Our enemies would have a safe haven from which to plan and launch attacks on the American people. On September the 11th, 2001, we saw what a refuge for extremists on the other side of the world could bring to the streets of our own cities. For the safety of our people, America must succeed in Iraq.

Simply ridiculous. Even if the Sunni and al Qaedi extremists gained control of much of the Anbar province, that is a far cry from creating a safe haven to launch attacks against the US. As I wrote above, their immediate concern is going to be survival against the Shia militias.

Presumably, a post-civil war Shia government in Iraq would be willing to work with the US to destroy any Sunni/al Qaeda training camps created in Anbar. From 9/11 until the January 2002 “axis of evil” speech, Iran was cooperating with the US against the Taliban and al Qaeda in Afghanistan. Plus, that cruise missile option will still be available.

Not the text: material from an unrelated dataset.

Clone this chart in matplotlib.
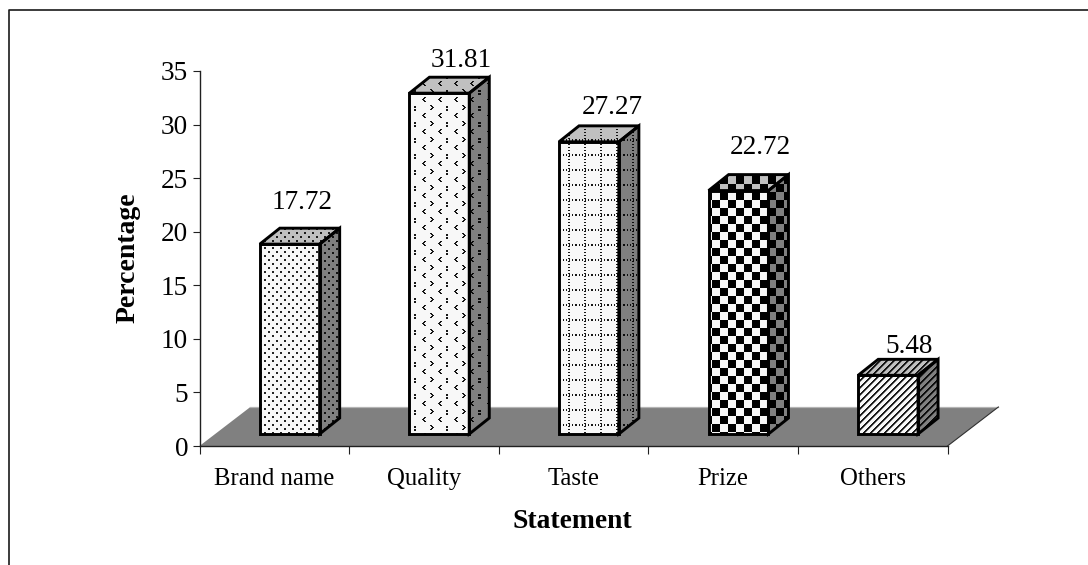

Most serious critics of the Iraq war consider it a tremendous drain on American resources. Give up that fight and the US suddenly has all sorts of new resources available to redouble efforts in Afghanistan, which is apparently still an important node in the al Qaeda network, improve border security, promote expensive airplane safety measures if desirable, save for post-civil war reconstruction in Iraq, etc. Literally hundreds of billions of dollars would be available in the next few years that will otherwise be spent fighting in Iraq.

Bush, one last time:

The challenge playing out across the broader Middle East is more than a military conflict. It is the decisive ideological struggle of our time. On one side are those who believe in freedom and moderation. On the other side are extremists who kill the innocent, and have declared their intention to destroy our way of life.

Michael Scheuer estimated a few years ago that al Qaeda had trained tens of thousands of jihadists in guerrilla warfare. Many have been killed in Afghanistan, or captured elsewhere. Most were simply real or potential insurgents, trained to fight in places like the Kashmir or contemporary Iraq.

These guerillas pose little direct or immediate risk to the American homeland and were not trained to be al Qaeda’s elite potential sleeper terrorists. Those terrorists are many, many fewer in number and their threat to the west has little to do with the day-to-day violence in Iraq.

It is absurd to talk about radical Islam in the same way that cold warriors used to talk about the Soviet state. The Soviets controlled an enormous land mass with vast natural resources. They deployed millions of heavily armed troops on the borders of many western states. The Soviets tested a nuclear bomb in 1949 and had tens of thousands of them by the 1970s. Hundreds of millions of people acquiesced to Soviet rule and had a decent standard of living to keep them moderately satisfied.

Should a superpower’s attentions really be centered upon the aspirations of a few thousand people who hate its international behavior — but have few real material assets?

Wouldn’t it make a lot more sense for that superpower to modify its most provocative behavior, work hard on public diplomacy and try to convince the overwhelming majority of the world’s Muslims that America does not threaten their way of life or interests? Radical Islam will never succeed if the west is even moderately vigilant against their militarized agenda — so long as the balance of Muslim peoples do not join their cause.

The US needs to think hard about how to do that. It sounds like a cliché, but it is incredibly important to win “the hearts and minds” of Muslim peoples around the world. They may be physically quite remote from the Iraq conflict, but they nonetheless see its worst excesses on television every day.

Worldwide polling data suggests that the overwhelming majority of the world’s non-violent Muslims do not favor American escalation of the war in Iraq. Thus, the Bush administration has just announced a new plan for Iraq likely to undermine its goals in the broader war on terror.

** Personally, I watched the Kansas basketball game and caught only bits of the President’s speech during commercial breaks. Later, CNN ran a rebroadcast and I tried to watch it. Ultimately, I just read it on-line.